About our Project

The Caribbean has been identified by the UN Secretary-General as "ground zero for the global climate emergency." While scientists and politicians emphasize the urgency of the situation, this research project takes a longer and broader view. Focussing on film and the insular Hispanic Caribbean, it investigates the ongoing and long-term impacts of colonialism - coloniality -, and the complex, broader network of relationships between and among humans and non-human nature - ecology.

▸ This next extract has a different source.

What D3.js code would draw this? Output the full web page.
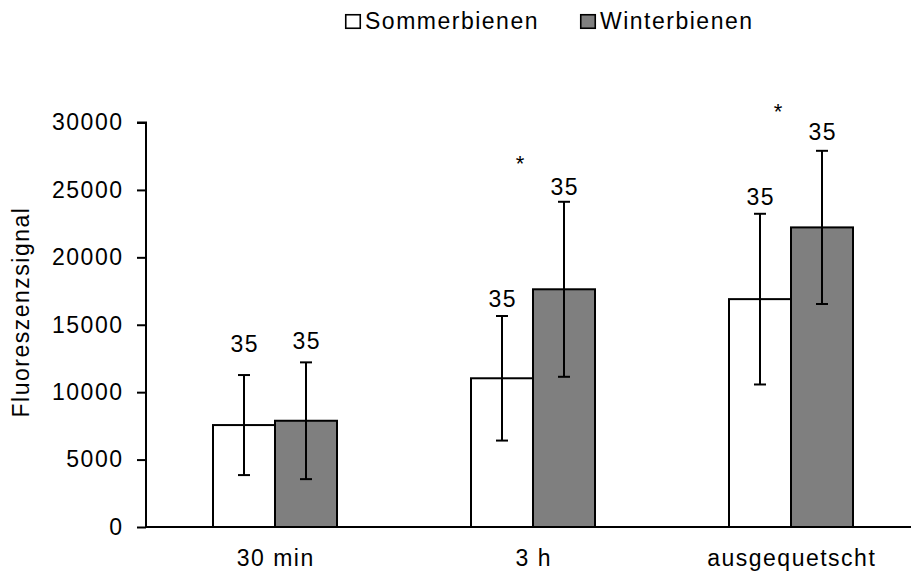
<!DOCTYPE html>
<html>
<head>
<meta charset="utf-8">
<script src="https://cdn.jsdelivr.net/npm/d3@7"></script>
<style>
  html, body { margin: 0; padding: 0; background: #fff; }
  svg { display: block; }
  text { font-family: "Liberation Sans", Arial, sans-serif; fill: #000; }
</style>
</head>
<body>
<div id="chart"></div>
<script>
// ---- data ----
const categories = ["30 min", "3 h", "ausgequetscht"];
const seriesNames = ["Sommerbienen", "Winterbienen"];
const sommerMean = [7560, 11030, 16900];
const sommerErr = [3710, 4620, 6330];
const winterMean = [7880, 17630, 22220];
const winterErr = [4330, 6490, 5680];
const sommerN = [35, 35, 35];
const winterN = [35, 35, 35];
const sommerLabelAt = [13000, 16340, 23880];
const winterLabelAt = [13180, 24620, 28700];
const significance = ["", "*", "*"];
const significanceAt = [0, 26420, 30260];
const yTicks = [0, 5000, 10000, 15000, 20000, 25000, 30000];

// ---- layout ----
const W = 911, H = 573;
const colors = { Sommerbienen: "#ffffff", Winterbienen: "#7f7f7f" };
const FS = 23, LS = 1.5;

const svg = d3.select("#chart").append("svg")
  .attr("width", W).attr("height", H);

const y = d3.scaleLinear().domain([0, 30000]).range([527, 122.5]);
const x0 = d3.scaleBand().domain(categories).range([146, 920]).padding(0);
const barW = 62;
const x1 = d3.scaleBand().domain(seriesNames)
  .range([x0.bandwidth() / 2 - barW, x0.bandwidth() / 2 + barW]).padding(0);

const rows = categories.map((c, i) => ({
  cat: c,
  bars: [
    { s: "Sommerbienen", v: sommerMean[i], e: sommerErr[i], n: sommerN[i], ly: sommerLabelAt[i] },
    { s: "Winterbienen", v: winterMean[i], e: winterErr[i], n: winterN[i], ly: winterLabelAt[i] }
  ],
  sig: significance[i], sigAt: significanceAt[i]
}));

// bars
const g = svg.append("g");
const groups = g.selectAll("g.grp").data(rows).join("g")
  .attr("class", "grp")
  .attr("transform", d => `translate(${x0(d.cat)},0)`);

groups.selectAll("rect").data(d => d.bars).join("rect")
  .attr("x", d => x1(d.s))
  .attr("y", d => y(d.v))
  .attr("width", x1.bandwidth())
  .attr("height", d => y(0) - y(d.v))
  .attr("fill", d => colors[d.s])
  .attr("stroke", "#000")
  .attr("stroke-width", 2);

// error bars
const capW = 12;
const eb = groups.selectAll("g.err").data(d => d.bars).join("g").attr("class", "err")
  .attr("stroke", "#000").attr("stroke-width", 2);
eb.append("line")
  .attr("x1", d => x1(d.s) + x1.bandwidth() / 2)
  .attr("x2", d => x1(d.s) + x1.bandwidth() / 2)
  .attr("y1", d => y(d.v + d.e)).attr("y2", d => y(d.v - d.e));
eb.append("line")
  .attr("x1", d => x1(d.s) + x1.bandwidth() / 2 - capW / 2)
  .attr("x2", d => x1(d.s) + x1.bandwidth() / 2 + capW / 2)
  .attr("y1", d => y(d.v + d.e)).attr("y2", d => y(d.v + d.e));
eb.append("line")
  .attr("x1", d => x1(d.s) + x1.bandwidth() / 2 - capW / 2)
  .attr("x2", d => x1(d.s) + x1.bandwidth() / 2 + capW / 2)
  .attr("y1", d => y(d.v - d.e)).attr("y2", d => y(d.v - d.e));

// n labels
groups.selectAll("text.n").data(d => d.bars).join("text").attr("class", "n")
  .attr("x", d => x1(d.s) + x1.bandwidth() / 2 + LS / 2)
  .attr("y", d => y(d.ly))
  .attr("text-anchor", "middle")
  .attr("font-size", FS).attr("letter-spacing", LS)
  .text(d => d.n);

// significance
groups.filter(d => d.sig).append("text")
  .attr("x", x0.bandwidth() / 2 - 13)
  .attr("y", d => y(d.sigAt))
  .attr("text-anchor", "middle")
  .attr("font-size", 22)
  .text(d => d.sig);

// y axis
const yAxis = d3.axisLeft(y).tickValues(yTicks).tickSize(9).tickPadding(15).tickFormat(d3.format("d"));
const ya = svg.append("g").attr("transform", "translate(146,0)").call(yAxis);
ya.select(".domain").attr("stroke", "#000").attr("stroke-width", 2).attr("d", `M-9,${y(30000)}H0V${y(0)}`);
ya.selectAll(".tick line").attr("stroke", "#000").attr("stroke-width", 2);
ya.selectAll(".tick text").attr("font-size", FS).attr("letter-spacing", LS)
  .attr("font-family", '"Liberation Sans", Arial, sans-serif').attr("fill", "#000")
  .attr("dx", LS);

// x axis
const xAxis = d3.axisBottom(x0).tickSize(0).tickPadding(23);
const xa = svg.append("g").attr("transform", `translate(0,${y(0)})`).call(xAxis);
xa.select(".domain").attr("stroke", "#000").attr("stroke-width", 2).attr("d", `M146,0H${W}`);
xa.selectAll(".tick text").attr("font-size", FS).attr("letter-spacing", LS)
  .attr("font-family", '"Liberation Sans", Arial, sans-serif').attr("fill", "#000")
  .attr("dx", LS / 2);

// y title
svg.append("text")
  .attr("transform", "translate(29,312) rotate(-90)")
  .attr("text-anchor", "middle")
  .attr("font-size", FS).attr("letter-spacing", LS)
  .text("Fluoreszenzsignal");

// legend
const legendX = [345, 580];
const leg = svg.append("g");
seriesNames.forEach((s, i) => {
  leg.append("rect")
    .attr("x", legendX[i] + 0.75).attr("y", 14.75).attr("width", 14.5).attr("height", 13.5)
    .attr("fill", colors[s]).attr("stroke", "#000").attr("stroke-width", 1.6);
  leg.append("text")
    .attr("x", legendX[i] + 20).attr("y", 29)
    .attr("font-size", FS).attr("letter-spacing", LS)
    .text(s);
});
</script>
</body>
</html>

Why film? Film can be understood as both a medium and a practice - not only representing lived experiences and knowledges of colonial ecologies, but also imagining and working towards alternative ways of being. This project analyses and compares documentary and fiction films to understand the creative choices and techniques that filmmakers use to expose the different ways that coloniality and ecology intersect. It also examines practices such as community filmmaking that respond to acute and ongoing or 'slow' environmental and social issues, considering how both the processes and products of these practices might enact positive change. 

Why the insular Hispanic Caribbean? Cuba, the Dominican Republic, and Puerto Rico share common geographical challenges and environmental vulnerabilities, as well as key historical experiences of Spanish settler colonialism and US intervention. However, they are also very different, not least in their contemporary economic and political situations. This project takes their unique combination of similarities and differences as an opportunity to nuance our understanding of how coloniality manifests in and shapes contemporary ecologies.